So when I started writing this blog I had a very clear vision of what direction I wanted it to go in, blogging about navigating this life as a single person under my skewed set of assumptions, it didn’t work out that way, because while I knew plenty about being and staying single, I knew absolutely nothing about being single in a healthy functional relationship. Don’t get me wrong I love my single status, I really do, but enjoying my life only began a few years ago, before that I was working overtime in self-preservation mode and I was exhausted, and I didn’t even know how exhausted I was until I wasn’t anymore.So when I entered this season I asked the why questions so many times, Father why would you allow this to happen, I am single girl, I am my only means of support why would take that away from me?
Ahem….Do you see it?
Little miss independence is learning how to be dependent, dependent on a God that I cannot physically see or touch, a God whose presence I can’t always feel, I am learning to be independent of my own self and what I think I can provide for me.
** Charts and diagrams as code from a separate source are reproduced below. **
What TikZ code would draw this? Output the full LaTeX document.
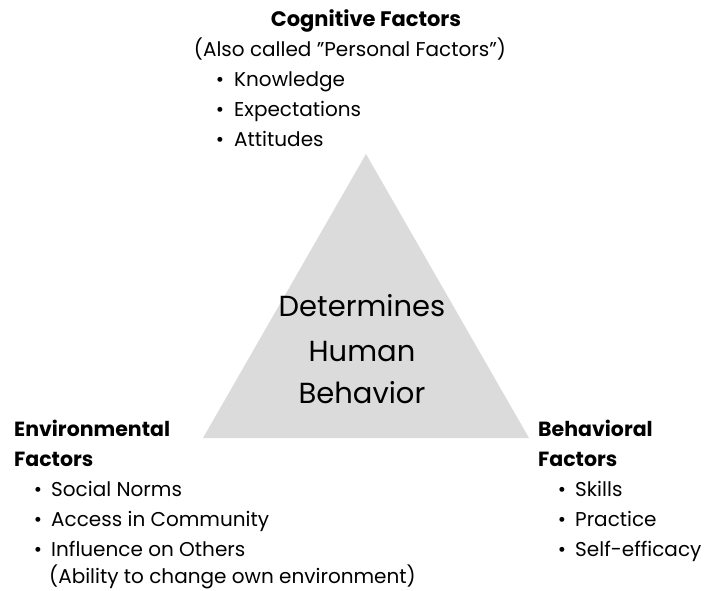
\documentclass[tikz,border=0pt]{standalone}
\usepackage{fontspec}
\setmainfont{Poppins}
\begin{document}
\begin{tikzpicture}[x=1pt,y=-1pt,
  body/.style={anchor=base west,inner sep=0pt,font=\fontsize{20}{24}\selectfont},
  head/.style={anchor=base west,inner sep=0pt,font=\fontsize{20.5}{24}\selectfont\bfseries},
  bul/.style={anchor=base,inner sep=0pt,font=\fontsize{20}{24}\selectfont},
  core/.style={anchor=base,inner sep=0pt,font=\fontsize{29}{32}\selectfont}]
\useasboundingbox (0,0) rectangle (712,590);
\fill[white] (0,0) rectangle (712,590);
% central triangle
\coordinate (apex) at (366,154);
\coordinate (bl) at (203,438);
\coordinate (br) at (529,438);
\fill[black!14] (apex) -- (br) -- (bl) -- cycle;
\node[core] (c1) at (362,316) {Determines};
\node[core] (c2) at (362,361) {Human};
\node[core] (c3) at (362,403) {Behavior};
% cognitive factors
\node[anchor=base,inner sep=0pt,font=\fontsize{21}{24}\selectfont\bfseries] (cogh) at (366,26) {Cognitive Factors};
\node[anchor=base,inner sep=0pt,font=\fontsize{20}{24}\selectfont] (cogs) at (350,56) {(Also called "Personal Factors")};
\node[bul] (cb1) at (220,86) {•};
\node[body] (ct1) at (234,86) {Knowledge};
\node[bul] (cb2) at (220,116) {•};
\node[body] (ct2) at (234,116) {Expectations};
\node[bul] (cb3) at (220,146) {•};
\node[body] (ct3) at (234,146) {Attitudes};
% environmental factors
\node[head] (envh1) at (14,436) {Environmental};
\node[head] (envh2) at (14,466) {Factors};
\node[bul] (eb1) at (38,496) {•};
\node[body] (et1) at (51,496) {Social Norms};
\node[bul] (eb2) at (38,526) {•};
\node[body] (et2) at (51,526) {Access in Community};
\node[bul] (eb3) at (38,556) {•};
\node[body] (et3) at (51,556) {Influence on Others};
\node[body] (et4) at (49,583) {(Ability to change own environment)};
% behavioral factors
\node[head] (behh1) at (538,436) {Behavioral};
\node[head] (behh2) at (538,466) {Factors};
\node[bul] (bb1) at (562,496) {•};
\node[body] (bt1) at (575,496) {Skills};
\node[bul] (bb2) at (562,526) {•};
\node[body] (bt2) at (575,526) {Practice};
\node[bul] (bb3) at (562,556) {•};
\node[body] (bt3) at (575,556) {Self-efficacy};
\end{tikzpicture}
\end{document}
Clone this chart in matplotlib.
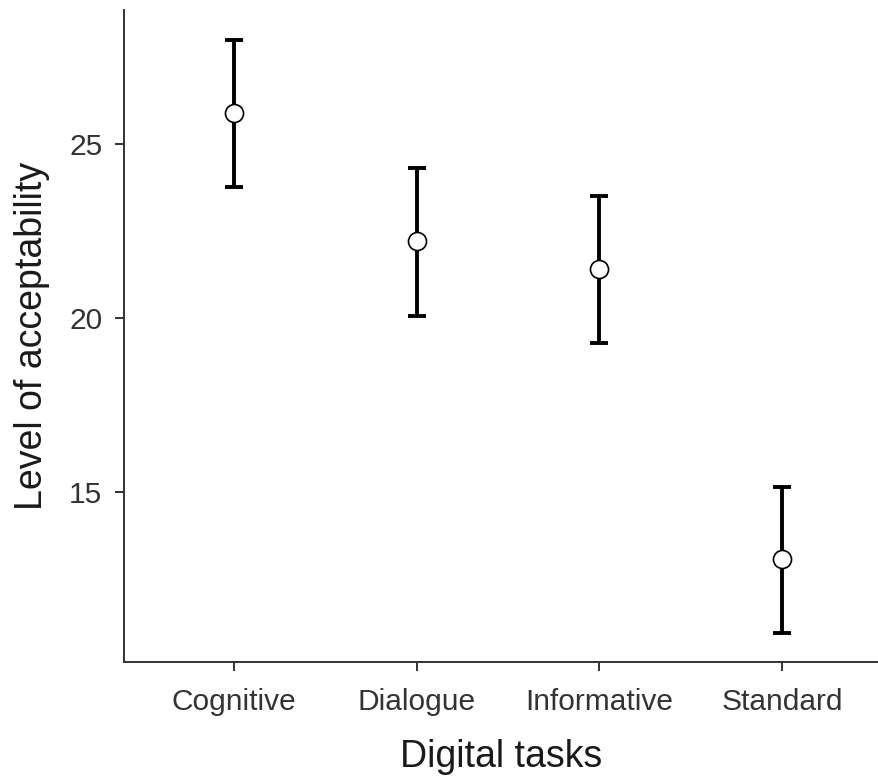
import matplotlib
matplotlib.use("Agg")
import matplotlib.pyplot as plt

tasks = ["Cognitive", "Dialogue", "Informative", "Standard"]
means = [25.89, 22.21, 21.41, 13.05]
upper = [27.99, 24.31, 23.51, 15.14]
lower = [23.76, 20.06, 19.28, 10.92]

plt.rcParams['font.family'] = ['Liberation Sans', 'DejaVu Sans']

fig = plt.figure(figsize=(8.79, 7.78), dpi=100)
ax = fig.add_axes([0.1411, 0.1491, 0.8589, 0.838])

xs = list(range(1, len(tasks) + 1))
err_lo = [m - l for m, l in zip(means, lower)]
err_hi = [u - m for m, u in zip(means, upper)]
ax.errorbar(xs, means, yerr=[err_lo, err_hi], fmt='none', ecolor='black',
            elinewidth=2.8, capsize=6.5, capthick=2.8, zorder=2)
ax.plot(xs, means, 'o', markersize=13, markerfacecolor='white',
        markeredgecolor='black', markeredgewidth=1.2, zorder=3)

ax.set_xlim(0.4, 4.53)
ax.set_ylim(10.1, 28.85)
ax.set_xticks(xs)
ax.set_xticklabels(tasks)
ax.set_yticks([15, 20, 25])

for s in ['top', 'right']:
    ax.spines[s].set_visible(False)
for s in ['left', 'bottom']:
    ax.spines[s].set_color('#333333')
    ax.spines[s].set_linewidth(1.4)
ax.tick_params(axis='both', colors='#333333', labelsize=21.5, length=6.5, width=1.4)
ax.tick_params(axis='x', pad=12)
ax.tick_params(axis='y', pad=9)
ax.set_xlabel("Digital tasks", fontsize=27, color='#1a1a1a', labelpad=17)
ax.set_ylabel("Level of acceptability", fontsize=27, color='#1a1a1a', labelpad=14)

fig.savefig("out.png", dpi=100)
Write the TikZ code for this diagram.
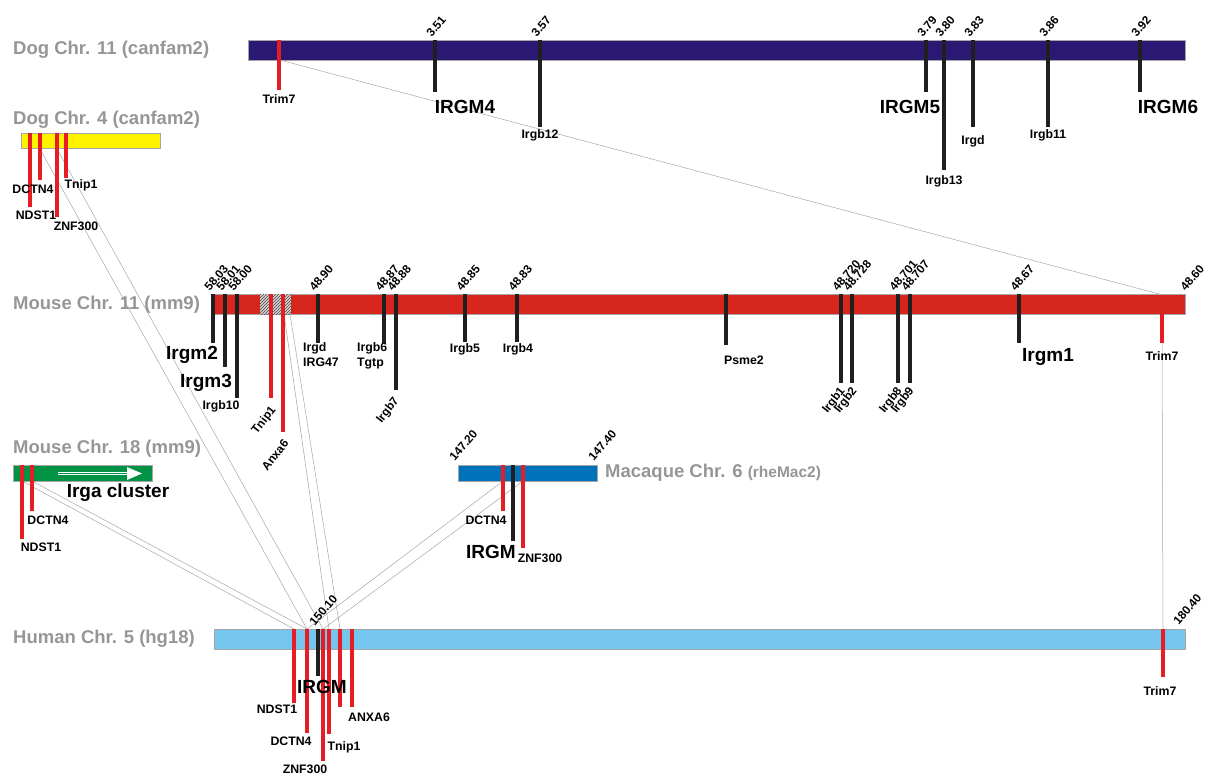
\documentclass[tikz,border=0pt]{standalone}
\usepackage{fontspec}
\setmainfont{Liberation Sans}
\usepackage{xcolor}
\usetikzlibrary{positioning,patterns,calc}

\definecolor{chrgray}{RGB}{150,150,150}
\definecolor{dognavy}{RGB}{43,24,115}
\definecolor{dogyellow}{RGB}{255,242,0}
\definecolor{mousered}{RGB}{215,38,30}
\definecolor{irgagreen}{RGB}{0,146,69}
\definecolor{macblue}{RGB}{0,114,188}
\definecolor{humanblue}{RGB}{116,198,239}
\definecolor{genered}{RGB}{228,30,36}

\begin{document}
\begin{tikzpicture}[x=1pt, y=-1pt,
    chrname/.style={text=chrgray, font=\bfseries\fontsize{18.5}{20}\selectfont, anchor=west, inner sep=0pt},
    bar/.style={draw=black!35, line width=0.5pt},
    blackgene/.style={draw=black!88, line width=3.3pt},
    redgene/.style={draw=genered, line width=3.3pt},
    mb/.style={font=\bfseries\fontsize{11.8}{12}\selectfont, rotate=50, anchor=south west, inner sep=0pt},
    lbl/.style={font=\bfseries\fontsize{12.3}{15}\selectfont, inner sep=0pt},
    biglbl/.style={font=\bfseries\fontsize{19}{21}\selectfont, inner sep=0pt},
    rlbl/.style={font=\bfseries\fontsize{11.8}{13}\selectfont, inner sep=0pt, rotate=52, anchor=east},
    link/.style={draw=black!35, line width=0.5pt}]

    \useasboundingbox (0,0) rectangle (1213,774);

    % named ends of the links
    \coordinate (d11trim7) at (280,60);
    \coordinate (m11trim7top) at (1159,294);
    \coordinate (m11trim7bot) at (1162,343);
    \coordinate (d4dctn) at (40,149);
    \coordinate (d4znf) at (57,149);
    \coordinate (m11tnip) at (284,314);
    \coordinate (m11anxa) at (290,314);
    \coordinate (m18ndst) at (22,481);
    \coordinate (m18dctn) at (32,481);
    \coordinate (macdctn) at (503,481);
    \coordinate (macznf) at (523,481);
    \coordinate (h5ndst) at (294,629);
    \coordinate (h5dctn) at (307,629);
    \coordinate (h5znf) at (323,629);
    \coordinate (h5tnip) at (329,629);
    \coordinate (h5anxa) at (340,629);
    \coordinate (h5trim7) at (1163,629);

    % grey links between the chromosomes
    \draw[link] (d11trim7) -- (m11trim7top);
    \draw[link] (m11trim7bot) -- (h5trim7);
    \draw[link] (d4dctn) -- (h5dctn);
    \draw[link] (d4znf) -- (h5znf);
    \draw[link] (m11tnip) -- (h5tnip);
    \draw[link] (m11anxa) -- (h5anxa);
    \draw[link] (m18ndst) -- (h5ndst);
    \draw[link] (m18dctn) -- (h5dctn);
    \draw[link] (macdctn) -- (h5dctn);
    \draw[link] (macznf) -- (h5znf);

    % Dog Chr. 11
    \node[chrname] (dog11) at (13,50) {Dog Chr. 11 (canfam2)};
    \draw[bar, fill=dognavy] (248,40) rectangle (1185,60);
    \draw[redgene] (279,40) -- (279,90);
    \node[lbl] (d11trim7l) at (279,99) {Trim7};
    \foreach \x/\y/\m in {435/92/3.51, 540/127/3.57, 926/92/3.79, 944/170/3.80,
                          973/127/3.83, 1048/127/3.86, 1140/92/3.92} {
        \draw[blackgene] (\x,40) -- (\x,\y);
        \node[mb] (d11n\x) at (\x-3,38) {\m};
    }
    \node[biglbl] (irgm4) at (465,107) {IRGM4};
    \node[lbl] (irgb12) at (540,135) {Irgb12};
    \node[biglbl] (irgm5) at (910,107) {IRGM5};
    \node[lbl] (irgb13) at (944,181) {Irgb13};
    \node[lbl] (d11irgd) at (973,141) {Irgd};
    \node[lbl] (irgb11) at (1048,135) {Irgb11};
    \node[biglbl] (irgm6) at (1168,107) {IRGM6};

    % Dog Chr. 4
    \node[chrname] (dog4) at (13,120) {Dog Chr. 4 (canfam2)};
    \draw[bar, fill=dogyellow] (21,133) rectangle (160,148);
    \foreach \x/\y in {30/207, 40/180, 57/217, 66/178}
        \draw[redgene] (\x,133) -- (\x,\y);
    \node[lbl] (d4dctnl) at (33,189) {DCTN4};
    \node[lbl] (d4ndstl) at (36,215) {NDST1};
    \node[lbl] (d4znfl) at (76,226) {ZNF300};
    \node[lbl] (d4tnipl) at (81,185) {Tnip1};

    % Mouse Chr. 11
    \node[chrname] (mouse11) at (13,305) {Mouse Chr. 11 (mm9)};
    \draw[bar, fill=mousered] (213,294) rectangle (1185,314);
    \fill[gray!35] (260,294) rectangle (291,314);
    \fill[pattern=north east lines, pattern color=black!70] (260,294) rectangle (291,314);
    \foreach \x/\y/\m in {213/343/58.03, 225/367/58.01, 237/398/58.00, 318/343/48.90,
                          384/343/48.87, 396/390/48.88, 465/342/48.85, 517/342/48.83,
                          841/383/48.720, 852/383/48.728, 898/383/48.701, 910/383/48.707,
                          1019/343/48.67} {
        \draw[blackgene] (\x,294) -- (\x,\y);
        \node[mb] (m11n\x) at (\x-3,292) {\m};
    }
    \draw[blackgene] (726,294) -- (726,345);
    \draw[redgene] (271,294) -- (271,398);
    \draw[redgene] (283,294) -- (283,432);
    \draw[redgene] (1162,314) -- (1162,343);
    \node[mb] (m11end) at (1186,292) {48.60};
    \node[biglbl] (irgm2) at (192,355) {Irgm2};
    \node[biglbl] (irgm3) at (206,383) {Irgm3};
    \node[lbl] (irgb10) at (221,406) {Irgb10};
    \node[lbl, align=left, anchor=north west] (irg47) at (303,342) {Irgd\\IRG47};
    \node[lbl, align=left, anchor=north west] (tgtp) at (357,342) {Irgb6\\Tgtp};
    \node[lbl] (irgb5) at (465,349) {Irgb5};
    \node[lbl] (irgb4) at (518,349) {Irgb4};
    \node[lbl] (psme2) at (744,360) {Psme2};
    \node[biglbl] (irgm1) at (1048,357) {Irgm1};
    \node[lbl] (m11trim7l) at (1162,356) {Trim7};
    \node[rlbl] (m11tnipl) at (274,408) {Tnip1};
    \node[rlbl] (m11anxal) at (286,441) {Anxa6};
    \node[rlbl] (irgb7) at (397,399) {Irgb7};
    \node[rlbl] (irgb1) at (843,389) {Irgb1};
    \node[rlbl] (irgb2) at (855,389) {Irgb2};
    \node[rlbl] (irgb8) at (900,389) {Irgb8};
    \node[rlbl] (irgb9) at (912,389) {Irgb9};

    % Mouse Chr. 18
    \node[chrname] (mouse18) at (13,449) {Mouse Chr. 18 (mm9)};
    \draw[bar, fill=irgagreen] (13,465) rectangle (152,481);
    \draw[white, double=irgagreen, double distance=1pt, line width=1.4pt] (58,473.5) -- (128,473.5);
    \fill[white] (127,467) -- (142,473.5) -- (127,480) -- cycle;
    \draw[redgene] (22,465) -- (22,539);
    \draw[redgene] (32,465) -- (32,511);
    \node[lbl] (m18dctnl) at (48,520) {DCTN4};
    \node[lbl] (m18ndstl) at (41,547) {NDST1};
    \node[biglbl] (irga) at (118,493) {Irga cluster};

    % Macaque Chr. 6
    \draw[bar, fill=macblue] (458,465) rectangle (597,481);
    \node[chrname] (macaque6) at (605,473) {Macaque Chr. 6 {\fontsize{15.5}{16}\selectfont(rheMac2)}};
    \node[mb] (mac1) at (455,462) {147.20};
    \node[mb] (mac2) at (594,462) {147.40};
    \draw[redgene] (503,465) -- (503,511);
    \draw[blackgene] (513,465) -- (513,541);
    \draw[redgene] (523,465) -- (523,548);
    \node[lbl] (macdctnl) at (486,520) {DCTN4};
    \node[biglbl] (macirgm) at (491,552) {IRGM};
    \node[lbl] (macznfl) at (540,558) {ZNF300};

    % Human Chr. 5
    \node[chrname] (human5) at (13,639) {Human Chr. 5 (hg18)};
    \draw[bar, fill=humanblue] (214,629) rectangle (1185,649);
    \foreach \x/\y in {294/703, 307/733, 323/761, 329/734, 340/707, 352/707, 1163/677}
        \draw[redgene] (\x,629) -- (\x,\y);
    \draw[blackgene] (318,629) -- (318,676);
    \node[mb] (h5n) at (315,627) {150.10};
    \node[mb] (h5end) at (1179,626) {180.40};
    \node[biglbl] (h5irgm) at (322,687) {IRGM};
    \node[lbl] (h5ndstl) at (277,709) {NDST1};
    \node[lbl] (h5dctnl) at (291,741) {DCTN4};
    \node[lbl] (h5znfl) at (305,769) {ZNF300};
    \node[lbl] (h5tnipl) at (344,747) {Tnip1};
    \node[lbl] (h5anxal) at (369,717) {ANXA6};
    \node[lbl] (h5trim7l) at (1160,691) {Trim7};
\end{tikzpicture}
\end{document}
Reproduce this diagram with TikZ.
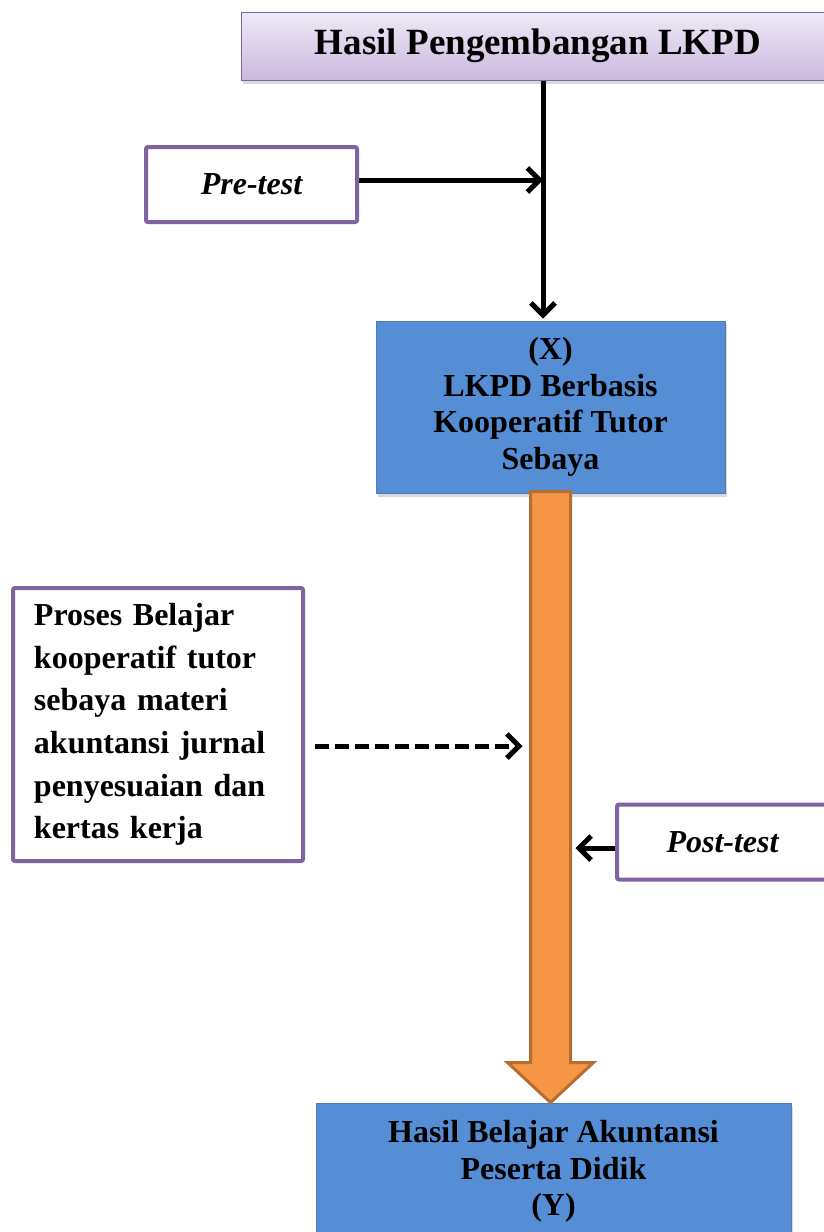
\documentclass[tikz,border=0pt]{standalone}
\usepackage{fontspec}
\setmainfont{Liberation Serif}
\usetikzlibrary{arrows.meta,positioning,calc,shadows}
\definecolor{ungu}{HTML}{8064A2}
\definecolor{ungumuda}{HTML}{EFEAF6}
\definecolor{ungutua}{HTML}{CBB8DF}
\definecolor{biru}{HTML}{558ED5}
\definecolor{birutepi}{HTML}{4A7EBB}
\definecolor{oranye}{HTML}{F79646}
\definecolor{oranyetepi}{HTML}{B66D31}
\tikzset{
judulbox/.style = {draw=ungu, line width=1pt, top color=ungumuda, bottom color=ungutua, rectangle, minimum width=594pt, minimum height=68pt, font=\fontsize{37}{42}\selectfont\bfseries, drop shadow={shadow xshift=2pt, shadow yshift=-4pt, opacity=0.3}},
block/.style = {draw=birutepi, line width=1pt, fill=biru, rectangle, align=center, font=\fontsize{32}{36.5}\selectfont\bfseries, drop shadow={shadow xshift=2pt, shadow yshift=-4pt, opacity=0.3}},
tes/.style = {draw=ungu, line width=4pt, fill=white, rounded corners=2pt, minimum width=211pt, minimum height=75pt, font=\fontsize{32}{36.5}\selectfont\bfseries\itshape},
proses/.style = {draw=ungu, line width=4pt, fill=white, rounded corners=2pt, minimum width=290pt, minimum height=273pt, align=left, text width=248pt, font=\fontsize{32}{42.6}\selectfont\bfseries},
panah/.style = {-{Straight Barb[length=12pt,width=24pt]}, line width=5pt},
fat/.style = {draw=oranyetepi, line width=3pt, fill=oranye, line join=miter}
}
\begin{document}
\begin{tikzpicture}[x=1pt, y=-1pt]
\useasboundingbox (0,0) rectangle (824,1232);
\clip (0,0) rectangle (824,1232);
\node[judulbox] (judul) at (538,46) {Hasil Pengembangan LKPD};
\node[tes] (pre) at (251.5,184.5) {Pre-test};
\node[block, minimum width=349pt, minimum height=172pt] (lkpd) at (550.5,407) {(X)\\LKPD Berbasis\\Kooperatif Tutor\\Sebaya};
\node[proses] (belajar) at (158,724.5) {Proses Belajar\\kooperatif tutor\\sebaya materi\\akuntansi jurnal\\penyesuaian dan\\kertas kerja};
\node[tes] (post) at (722.5,842) {Post-test};
\node[block, minimum width=475pt, minimum height=137pt] (hasil) at (553.5,1171.5) {Hasil Belajar Akuntansi\\Peserta Didik\\(Y)};
\coordinate (atas) at ([xshift=5pt]judul.south);
\coordinate (sL) at ($(lkpd.south)+(-28,0)$);
\coordinate (sR) at ($(lkpd.south)+(25,0)$);
% panah besar
\draw[fat] ($(lkpd.south)+(-20,-2)$) -- ($(lkpd.south |- hasil.north)+(-20,-40)$) -- ($(lkpd.south |- hasil.north)+(-43,-40)$) -- (lkpd.south |- hasil.north) -- ($(lkpd.south |- hasil.north)+(43,-40)$) -- ($(lkpd.south |- hasil.north)+(20,-40)$) -- ($(lkpd.south)+(20,-2)$) -- cycle;
\draw[panah] (atas) -- ([yshift=2pt]atas |- lkpd.north);
\draw[panah] ([yshift=4.5pt]pre.east) -- ([yshift=4.5pt]pre.east -| atas);
\draw[panah, dash pattern=on 14pt off 6pt] ([xshift=10pt,yshift=-21.5pt]belajar.east) -- ([yshift=-21.5pt]belajar.east -| sL);
\draw[panah] ([yshift=-6pt]post.west) -- ([yshift=-6pt]post.west -| sR);
\end{tikzpicture}
\end{document}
My pride has been beaten down, my weaknesses exposed, and my strength dissolved, I am weak in and of myself, everything I have is from the Father and not by anything I can or ever will be able to do on my own, and let me tell you something, it hurts a bit.My greatest fear, my greatest uncomfortable place is to need and accept help from other people, I can do it myself thank you very much. So what does God do? He rains down His help through other people, one way or another or He is going to break this girl’s fiery independent streak.